Retype exactly what runs from the first line of the data to the line with "const aPop = [9.7, 9.8, 10.8, 11.8, 10.8, 10.8];", keeping both of those lines and skipping pictures.

Start

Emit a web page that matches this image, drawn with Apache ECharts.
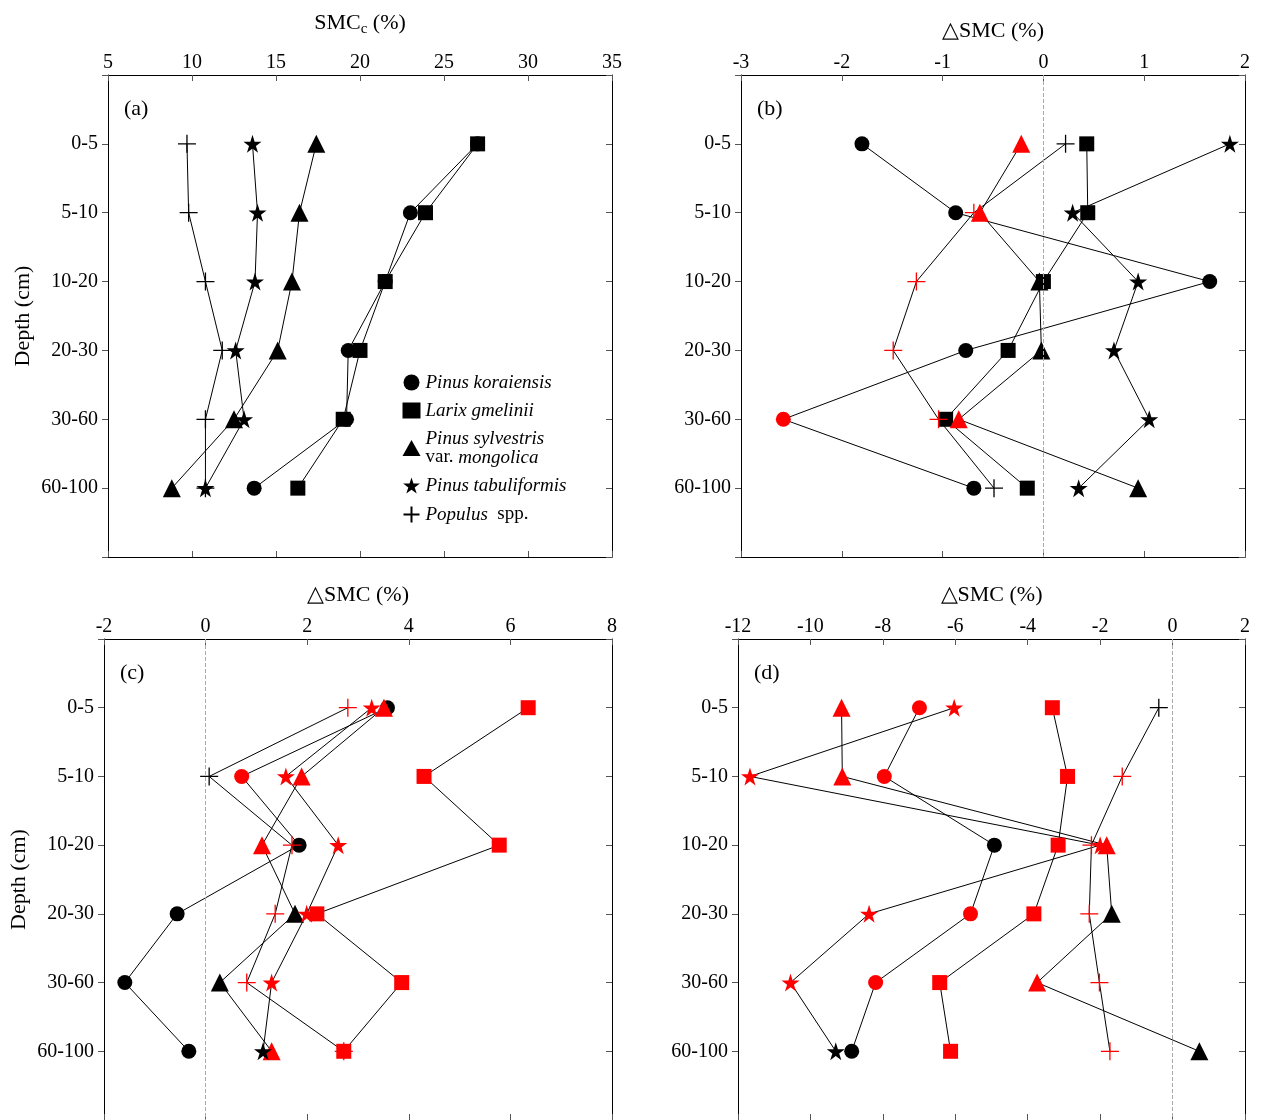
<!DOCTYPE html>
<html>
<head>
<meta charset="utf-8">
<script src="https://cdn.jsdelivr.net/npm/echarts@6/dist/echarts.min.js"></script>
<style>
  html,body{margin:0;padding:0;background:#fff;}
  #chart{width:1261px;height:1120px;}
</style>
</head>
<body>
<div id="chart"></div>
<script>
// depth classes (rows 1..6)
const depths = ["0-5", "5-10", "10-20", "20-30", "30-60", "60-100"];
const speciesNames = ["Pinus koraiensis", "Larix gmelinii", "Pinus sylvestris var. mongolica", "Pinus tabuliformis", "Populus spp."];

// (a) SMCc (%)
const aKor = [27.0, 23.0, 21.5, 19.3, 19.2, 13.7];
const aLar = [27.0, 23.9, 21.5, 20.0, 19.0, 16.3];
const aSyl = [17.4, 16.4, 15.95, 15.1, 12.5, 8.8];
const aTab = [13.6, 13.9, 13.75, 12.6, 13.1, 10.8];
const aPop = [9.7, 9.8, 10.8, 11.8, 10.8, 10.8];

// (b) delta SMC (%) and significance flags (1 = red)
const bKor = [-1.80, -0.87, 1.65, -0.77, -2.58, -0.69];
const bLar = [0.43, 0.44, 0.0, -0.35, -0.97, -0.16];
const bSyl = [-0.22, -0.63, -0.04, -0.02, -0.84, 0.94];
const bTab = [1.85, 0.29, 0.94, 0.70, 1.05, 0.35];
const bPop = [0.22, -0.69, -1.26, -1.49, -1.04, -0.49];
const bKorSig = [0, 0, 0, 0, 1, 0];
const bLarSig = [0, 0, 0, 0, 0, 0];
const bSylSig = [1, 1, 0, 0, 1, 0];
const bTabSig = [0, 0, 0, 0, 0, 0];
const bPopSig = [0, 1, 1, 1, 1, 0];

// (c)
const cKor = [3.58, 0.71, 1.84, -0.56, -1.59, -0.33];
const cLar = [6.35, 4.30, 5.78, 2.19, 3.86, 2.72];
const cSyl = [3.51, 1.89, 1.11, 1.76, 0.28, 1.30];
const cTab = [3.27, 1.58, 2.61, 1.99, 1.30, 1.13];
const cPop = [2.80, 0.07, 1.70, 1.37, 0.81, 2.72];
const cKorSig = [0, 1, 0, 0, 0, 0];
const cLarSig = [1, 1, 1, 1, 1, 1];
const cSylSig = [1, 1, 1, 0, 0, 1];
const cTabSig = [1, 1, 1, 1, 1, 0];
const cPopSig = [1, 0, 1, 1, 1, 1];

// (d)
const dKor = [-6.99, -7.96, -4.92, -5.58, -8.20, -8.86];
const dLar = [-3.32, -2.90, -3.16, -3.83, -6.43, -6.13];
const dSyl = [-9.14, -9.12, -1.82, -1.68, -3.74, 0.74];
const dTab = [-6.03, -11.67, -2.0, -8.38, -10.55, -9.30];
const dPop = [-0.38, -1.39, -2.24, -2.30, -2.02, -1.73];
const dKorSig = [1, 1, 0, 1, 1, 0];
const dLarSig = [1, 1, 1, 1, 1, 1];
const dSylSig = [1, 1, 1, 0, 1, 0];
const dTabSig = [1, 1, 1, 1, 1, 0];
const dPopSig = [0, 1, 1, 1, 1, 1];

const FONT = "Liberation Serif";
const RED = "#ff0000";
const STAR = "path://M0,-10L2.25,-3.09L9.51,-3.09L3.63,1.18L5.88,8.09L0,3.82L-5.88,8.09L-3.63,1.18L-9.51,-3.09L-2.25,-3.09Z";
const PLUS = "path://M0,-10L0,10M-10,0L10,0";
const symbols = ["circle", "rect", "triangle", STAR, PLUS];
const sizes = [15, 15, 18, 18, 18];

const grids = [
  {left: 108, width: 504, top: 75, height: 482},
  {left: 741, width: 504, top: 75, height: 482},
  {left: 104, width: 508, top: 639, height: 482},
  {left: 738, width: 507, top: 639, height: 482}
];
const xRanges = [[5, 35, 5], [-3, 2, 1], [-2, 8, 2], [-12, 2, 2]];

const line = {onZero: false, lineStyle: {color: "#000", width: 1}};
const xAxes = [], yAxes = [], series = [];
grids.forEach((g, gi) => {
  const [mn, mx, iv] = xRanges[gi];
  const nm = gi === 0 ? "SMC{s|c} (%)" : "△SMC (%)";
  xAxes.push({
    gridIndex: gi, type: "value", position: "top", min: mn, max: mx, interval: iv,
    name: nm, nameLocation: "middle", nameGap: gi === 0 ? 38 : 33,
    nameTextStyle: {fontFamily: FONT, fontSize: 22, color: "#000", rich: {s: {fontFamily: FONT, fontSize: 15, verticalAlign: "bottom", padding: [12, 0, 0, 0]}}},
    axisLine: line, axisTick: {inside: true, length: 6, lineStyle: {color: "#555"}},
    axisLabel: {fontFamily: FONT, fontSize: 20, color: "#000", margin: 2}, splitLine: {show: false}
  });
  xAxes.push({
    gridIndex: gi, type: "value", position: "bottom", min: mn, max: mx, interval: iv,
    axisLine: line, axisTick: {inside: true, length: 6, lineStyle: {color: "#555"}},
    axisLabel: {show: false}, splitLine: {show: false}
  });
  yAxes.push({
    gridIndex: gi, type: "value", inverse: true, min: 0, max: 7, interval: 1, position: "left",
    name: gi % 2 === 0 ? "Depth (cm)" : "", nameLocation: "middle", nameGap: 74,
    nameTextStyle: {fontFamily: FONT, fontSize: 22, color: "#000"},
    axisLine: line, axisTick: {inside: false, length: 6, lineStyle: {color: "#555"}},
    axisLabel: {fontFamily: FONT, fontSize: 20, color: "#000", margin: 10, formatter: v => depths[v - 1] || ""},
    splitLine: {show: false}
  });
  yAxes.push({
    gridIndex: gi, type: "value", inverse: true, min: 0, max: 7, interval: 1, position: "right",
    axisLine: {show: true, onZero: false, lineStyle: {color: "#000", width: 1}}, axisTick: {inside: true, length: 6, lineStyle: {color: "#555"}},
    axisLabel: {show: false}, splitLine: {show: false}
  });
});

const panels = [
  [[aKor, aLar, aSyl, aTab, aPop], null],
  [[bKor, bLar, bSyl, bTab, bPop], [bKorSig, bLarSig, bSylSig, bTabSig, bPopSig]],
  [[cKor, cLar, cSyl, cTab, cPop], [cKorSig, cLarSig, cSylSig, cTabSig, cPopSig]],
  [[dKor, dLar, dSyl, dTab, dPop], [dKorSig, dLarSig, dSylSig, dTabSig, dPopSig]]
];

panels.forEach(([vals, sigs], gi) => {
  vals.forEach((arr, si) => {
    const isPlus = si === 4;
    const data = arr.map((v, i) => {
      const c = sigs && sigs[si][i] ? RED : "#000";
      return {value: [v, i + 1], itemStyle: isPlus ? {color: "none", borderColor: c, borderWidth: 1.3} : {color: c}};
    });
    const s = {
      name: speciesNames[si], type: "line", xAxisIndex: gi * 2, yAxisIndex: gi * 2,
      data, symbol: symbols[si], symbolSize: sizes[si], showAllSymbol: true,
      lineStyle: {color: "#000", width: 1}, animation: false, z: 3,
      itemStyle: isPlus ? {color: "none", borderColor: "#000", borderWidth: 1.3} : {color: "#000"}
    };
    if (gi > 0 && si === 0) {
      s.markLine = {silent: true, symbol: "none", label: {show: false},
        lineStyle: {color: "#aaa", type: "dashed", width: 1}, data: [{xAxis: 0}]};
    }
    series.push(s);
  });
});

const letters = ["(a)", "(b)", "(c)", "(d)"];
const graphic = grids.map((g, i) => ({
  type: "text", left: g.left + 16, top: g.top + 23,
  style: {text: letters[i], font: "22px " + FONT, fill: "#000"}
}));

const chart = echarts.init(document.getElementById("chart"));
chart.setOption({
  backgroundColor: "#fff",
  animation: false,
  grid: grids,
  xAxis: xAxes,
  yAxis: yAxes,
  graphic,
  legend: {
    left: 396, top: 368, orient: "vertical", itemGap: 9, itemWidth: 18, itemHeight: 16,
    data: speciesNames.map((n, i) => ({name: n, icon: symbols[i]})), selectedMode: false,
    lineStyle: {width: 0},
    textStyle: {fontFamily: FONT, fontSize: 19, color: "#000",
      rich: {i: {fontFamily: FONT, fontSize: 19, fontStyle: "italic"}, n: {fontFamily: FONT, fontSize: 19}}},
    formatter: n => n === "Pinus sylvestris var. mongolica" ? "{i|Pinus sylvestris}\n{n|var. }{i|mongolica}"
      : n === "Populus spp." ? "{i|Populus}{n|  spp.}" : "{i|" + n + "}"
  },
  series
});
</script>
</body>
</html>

End

- [SOLUTION TO THE PROBLEM]
Emit a web page that matches this image, drawn with Apache ECharts.
<!DOCTYPE html>
<html>
<head>
<meta charset="utf-8">
<script src="https://cdn.jsdelivr.net/npm/echarts@6/dist/echarts.min.js"></script>
<style>
  html,body{margin:0;padding:0;background:#fff;}
  #chart{width:1261px;height:1120px;}
</style>
</head>
<body>
<div id="chart"></div>
<script>
// depth classes (rows 1..6)
const depths = ["0-5", "5-10", "10-20", "20-30", "30-60", "60-100"];
const speciesNames = ["Pinus koraiensis", "Larix gmelinii", "Pinus sylvestris var. mongolica", "Pinus tabuliformis", "Populus spp."];

// (a) SMCc (%)
const aKor = [27.0, 23.0, 21.5, 19.3, 19.2, 13.7];
const aLar = [27.0, 23.9, 21.5, 20.0, 19.0, 16.3];
const aSyl = [17.4, 16.4, 15.95, 15.1, 12.5, 8.8];
const aTab = [13.6, 13.9, 13.75, 12.6, 13.1, 10.8];
const aPop = [9.7, 9.8, 10.8, 11.8, 10.8, 10.8];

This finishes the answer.